Phase 5: Completion and Post-Completion
Completion Mechanics
Completion, also known as closing, occurs when all conditions precedent are satisfied and the transaction is consummated. Key completion activities include:
Execution and delivery of transfer documents, payment of the purchase price, delivery of share certificates and executed transfer forms, resignation and appointment of directors as agreed, handover of statutory registers and corporate records, and release of any completion deliverables held in escrow.
Post-Completion Obligations
After completion, several administrative and regulatory filings must be made. These include lodging notices with SSM regarding changes in shareholding and directorship, updating registers of members and directors, and filing stamp duty assessments with the Inland Revenue Board. The standard stamp duty rate for share transfers in Malaysia is 0.3% of the consideration or net asset value, whichever is higher.

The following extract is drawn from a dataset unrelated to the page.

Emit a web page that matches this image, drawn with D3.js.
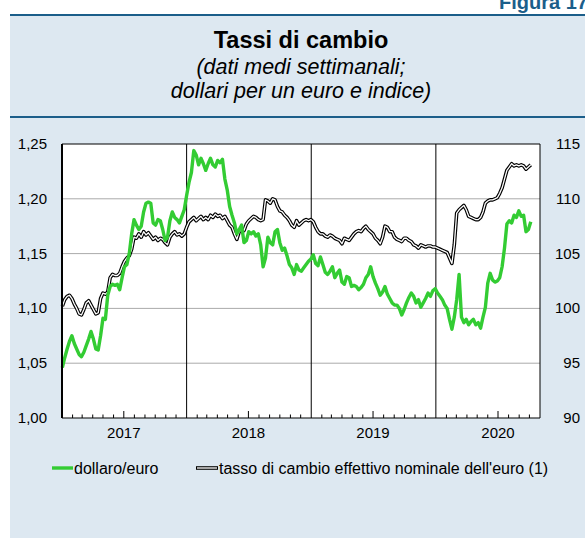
<!DOCTYPE html>
<html>
<head>
<meta charset="utf-8">
<script src="https://cdn.jsdelivr.net/npm/d3@7"></script>
<style>
  body { margin: 0; background: #fff; }
  svg text { font-family: "Liberation Sans", Arial, Helvetica, sans-serif; }
</style>
</head>
<body>
<div id="chart"></div>
<script>
// dati medi settimanali, dal 2 gennaio 2017
const dollaroEuro = [
  // 2017
  1.046,1.055,1.063,1.070,1.075,1.068,1.063,1.058,1.056,1.060,1.066,1.072,1.079,1.072,1.063,1.062,1.075,1.091,1.090,1.112,1.120,1.122,1.121,1.122,1.117,1.128,
  1.138,1.140,1.150,1.168,1.181,1.176,1.172,1.175,1.188,1.196,1.197,1.196,1.178,1.176,1.181,1.180,1.172,1.162,1.165,1.180,1.188,1.183,1.181,1.178,1.184,1.190,
  // 2018
  1.203,1.215,1.224,1.244,1.240,1.231,1.237,1.232,1.226,1.232,1.237,1.231,1.229,1.235,1.233,1.236,1.218,1.208,1.193,1.185,1.178,1.168,1.172,1.176,1.160,1.162,
  1.170,1.168,1.170,1.166,1.168,1.158,1.138,1.146,1.165,1.160,1.158,1.170,1.172,1.160,1.153,1.155,1.148,1.140,1.137,1.131,1.140,1.135,1.134,1.137,1.140,1.143,
  // 2019
  1.145,1.149,1.141,1.139,1.147,1.140,1.133,1.131,1.134,1.138,1.128,1.132,1.135,1.124,1.122,1.129,1.128,1.120,1.121,1.120,1.117,1.119,1.122,1.128,1.131,1.138,
  1.129,1.123,1.118,1.112,1.115,1.120,1.113,1.109,1.105,1.103,1.103,1.100,1.094,1.099,1.105,1.110,1.114,1.111,1.105,1.108,1.101,1.105,1.109,1.114,1.111,1.116,
  // 2020
  1.118,1.114,1.111,1.108,1.103,1.100,1.090,1.081,1.092,1.108,1.131,1.092,1.087,1.090,1.085,1.088,1.090,1.085,1.087,1.082,1.092,1.101,1.123,1.132,1.126,1.124,
  1.125,1.128,1.138,1.155,1.177,1.180,1.178,1.185,1.183,1.189,1.184,1.185,1.170,1.172,1.179
];

const tassoEffettivo = [
  // 2017
  100.2,100.8,101.1,101.2,100.9,100.4,100.0,99.5,99.4,99.9,100.5,100.7,100.3,99.9,99.5,99.6,100.9,101.4,101.3,101.5,102.8,103.1,103.0,103.0,103.2,103.8,
  104.3,104.6,104.8,105.4,106.5,106.4,106.8,106.5,107.0,106.7,106.9,106.6,106.3,106.5,106.2,106.4,106.3,106.0,105.8,106.5,106.8,107.0,106.7,106.8,106.6,106.8,
  // 2018
  107.4,107.9,108.1,108.3,108.0,108.2,108.4,108.1,108.3,108.1,108.5,108.3,108.6,108.4,108.5,108.2,108.4,108.0,107.6,107.4,106.8,106.3,107.0,107.2,107.1,107.7,
  108.0,108.2,108.4,108.3,108.1,108.0,108.1,109.9,109.8,109.6,110.0,109.9,109.3,108.9,108.8,108.5,108.3,108.0,107.6,107.4,108.0,107.6,107.8,108.0,108.1,108.0,
  // 2019
  108.1,107.9,107.4,107.0,106.8,106.8,106.6,106.5,106.7,106.6,106.4,106.3,106.2,105.9,106.4,106.3,106.2,106.5,106.8,107.0,107.1,107.0,107.3,107.5,107.2,107.0,
  106.8,106.4,106.2,105.9,106.5,107.5,107.4,107.0,107.0,106.5,106.3,106.2,106.1,106.4,106.4,106.2,106.1,105.8,105.7,105.5,105.8,105.7,105.6,105.7,105.7,105.6,
  // 2020
  105.6,105.5,105.4,105.3,105.2,105.1,104.6,104.1,105.8,108.7,109.0,109.2,109.4,109.0,108.4,108.3,108.2,108.1,108.1,108.3,108.8,109.6,109.8,109.9,109.9,110.0,
  110.1,110.5,111.0,111.8,112.6,112.9,113.2,113.0,113.1,113.0,113.1,113.0,112.7,112.9,113.1
];

const primaSettimana = new Date(2017, 0, 2);
const anni = [2017, 2018, 2019, 2020];
const tickSinistra = [1.00, 1.05, 1.10, 1.15, 1.20, 1.25];
const tickDestra = [90, 95, 100, 105, 110, 115];
const serieNomi = ["dollaro/euro", "tasso di cambio effettivo nominale dell'euro (1)"];

const width = 585, height = 538,
      plot = {left: 62, top: 144, right: 540, bottom: 418},
      blu = "#1b5e8a", verde = "#33cc33";

const svg = d3.select("#chart").append("svg")
    .attr("width", width)
    .attr("height", height);

// pannello azzurro e filetti
svg.append("rect")
    .attr("x", 10).attr("y", 15)
    .attr("width", width - 10).attr("height", height - 15)
    .attr("fill", "#dde8f1");

svg.selectAll(".filetto")
    .data([15, 117])
    .enter().append("line")
    .attr("x1", 10).attr("x2", width)
    .attr("y1", d => d).attr("y2", d => d)
    .attr("stroke", blu).attr("stroke-width", 2);

svg.append("text")
    .attr("x", 499).attr("y", 9)
    .attr("fill", blu)
    .style("font-size", "20px").style("font-weight", "bold")
    .text("Figura 17");

svg.append("text")
    .attr("x", 301).attr("y", 48)
    .style("text-anchor", "middle")
    .style("font-size", "23.5px").style("font-weight", "bold")
    .text("Tassi di cambio");

svg.selectAll(".sottotitolo")
    .data(["(dati medi settimanali;", "dollari per un euro e indice)"])
    .enter().append("text")
    .attr("x", 301)
    .attr("y", (d, i) => 74 + i * 24)
    .style("text-anchor", "middle")
    .style("font-size", "21.5px").style("font-style", "italic")
    .text(d => d);

// scale
const x = d3.scaleTime()
    .domain([new Date(2017, 0, 1), new Date(2020, 10, 1)])
    .range([plot.left, plot.right]);

const ySx = d3.scaleLinear()
    .domain([1.00, 1.25])
    .range([plot.bottom, plot.top]);

const yDx = d3.scaleLinear()
    .domain([90, 115])
    .range([plot.bottom, plot.top]);

const data = (i) => d3.timeDay.offset(primaSettimana, i * 7);

svg.append("rect")
    .attr("x", plot.left).attr("y", plot.top)
    .attr("width", plot.right - plot.left).attr("height", plot.bottom - plot.top)
    .attr("fill", "#fff");

// griglia orizzontale
svg.selectAll(".griglia")
    .data(tickSinistra.slice(1, -1))
    .enter().append("line")
    .attr("x1", plot.left).attr("x2", plot.right)
    .attr("y1", d => ySx(d)).attr("y2", d => ySx(d))
    .attr("stroke", "#aaa").attr("stroke-width", 1);

// separatori degli anni
svg.selectAll(".anno")
    .data(anni.slice(1))
    .enter().append("line")
    .attr("x1", d => x(new Date(d, 0, 1))).attr("x2", d => x(new Date(d, 0, 1)))
    .attr("y1", plot.top).attr("y2", plot.bottom)
    .attr("stroke", "#000").attr("stroke-width", 1);

// tacche mensili sull'asse
const mesi = d3.timeMonth.range(new Date(2017, 1, 1), new Date(2020, 10, 1))
    .filter(d => d.getMonth() !== 0);

svg.selectAll(".tacca")
    .data(mesi)
    .enter().append("line")
    .attr("x1", d => x(d)).attr("x2", d => x(d))
    .attr("y1", plot.bottom)
    .attr("y2", d => plot.bottom - (d.getMonth() === 6 ? 7 : 3.5))
    .attr("stroke", "#000").attr("stroke-width", 1);

svg.selectAll(".etAnno")
    .data(anni)
    .enter().append("text")
    .attr("x", d => x(new Date(d, 6, 1)))
    .attr("y", 438)
    .style("text-anchor", "middle")
    .style("font-size", "15px")
    .text(d => d);

svg.selectAll(".etSx")
    .data(tickSinistra)
    .enter().append("text")
    .attr("x", 47)
    .attr("y", d => ySx(d) + 5)
    .style("text-anchor", "end")
    .style("font-size", "15px")
    .text(d => d3.format(".2f")(d).replace(".", ","));

svg.selectAll(".etDx")
    .data(tickDestra)
    .enter().append("text")
    .attr("x", 580)
    .attr("y", d => yDx(d) + 5)
    .style("text-anchor", "end")
    .style("font-size", "15px")
    .text(d => d);

// serie
const lineaDx = d3.line()
    .x((d, i) => x(data(i)))
    .y(d => yDx(d));

const lineaSx = d3.line()
    .x((d, i) => x(data(i)))
    .y(d => ySx(d));

svg.append("path")
    .datum(tassoEffettivo)
    .attr("d", lineaDx)
    .attr("fill", "none")
    .attr("stroke", "#000").attr("stroke-width", 3.6)
    .attr("stroke-linejoin", "round");

svg.append("path")
    .datum(tassoEffettivo)
    .attr("d", lineaDx)
    .attr("fill", "none")
    .attr("stroke", "#fff").attr("stroke-width", 1.3)
    .attr("stroke-linejoin", "round");

svg.append("path")
    .datum(dollaroEuro)
    .attr("d", lineaSx)
    .attr("fill", "none")
    .attr("stroke", verde).attr("stroke-width", 3.4)
    .attr("stroke-linejoin", "round");

// cornice
svg.append("path")
    .attr("d", `M${plot.left},${plot.top}H${plot.right}V${plot.bottom}`)
    .attr("fill", "none").attr("stroke", "#000").attr("stroke-width", 1);

svg.append("line")
    .attr("x1", plot.left).attr("x2", plot.right)
    .attr("y1", plot.bottom).attr("y2", plot.bottom)
    .attr("stroke", "#000").attr("stroke-width", 1.2);

svg.append("line")
    .attr("x1", plot.left).attr("x2", plot.left)
    .attr("y1", plot.top).attr("y2", plot.bottom)
    .attr("stroke", "#000").attr("stroke-width", 2);

// legenda
const legenda = svg.append("g");

legenda.append("line")
    .attr("x1", 52).attr("x2", 73).attr("y1", 468).attr("y2", 468)
    .attr("stroke", verde).attr("stroke-width", 3.4);

legenda.append("line")
    .attr("x1", 196).attr("x2", 218).attr("y1", 468).attr("y2", 468)
    .attr("stroke", "#000").attr("stroke-width", 3.6);

legenda.append("line")
    .attr("x1", 197).attr("x2", 217).attr("y1", 468).attr("y2", 468)
    .attr("stroke", "#fff").attr("stroke-width", 1.3);

legenda.selectAll("text")
    .data(serieNomi)
    .enter().append("text")
    .attr("x", (d, i) => i === 0 ? 74 : 219)
    .attr("y", 473.5)
    .style("font-size", "16px")
    .text(d => d);
</script>
</body>
</html>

Practical Tips for Successful M&A Transactions
Engage experienced legal and financial advisors early in the process. Conduct thorough due diligence to avoid unpleasant surprises post-acquisition. Allow sufficient time for regulatory approvals, as delays are common. Ensure clear communication between all parties throughout the transaction. Plan for post-merger integration from the outset to maximize value creation.
Conclusion
M&A transactions in Malaysia involve complex legal, financial, and regulatory considerations. Success requires careful planning, thorough due diligence, proper documentation, and compliance with all applicable laws and regulations. While the process may seem daunting, with the right professional guidance and a clear understanding of the steps involved, parties can navigate M&A transactions effectively and achieve their strategic objectives.
Disclaimer: This article is intended for general informational purposes only and does not constitute legal advice. M&A transactions involve complex legal and financial considerations that vary depending on specific circumstances. Readers should consult qualified legal and financial professionals for advice tailored to their particular situation before entering into any M&A transaction.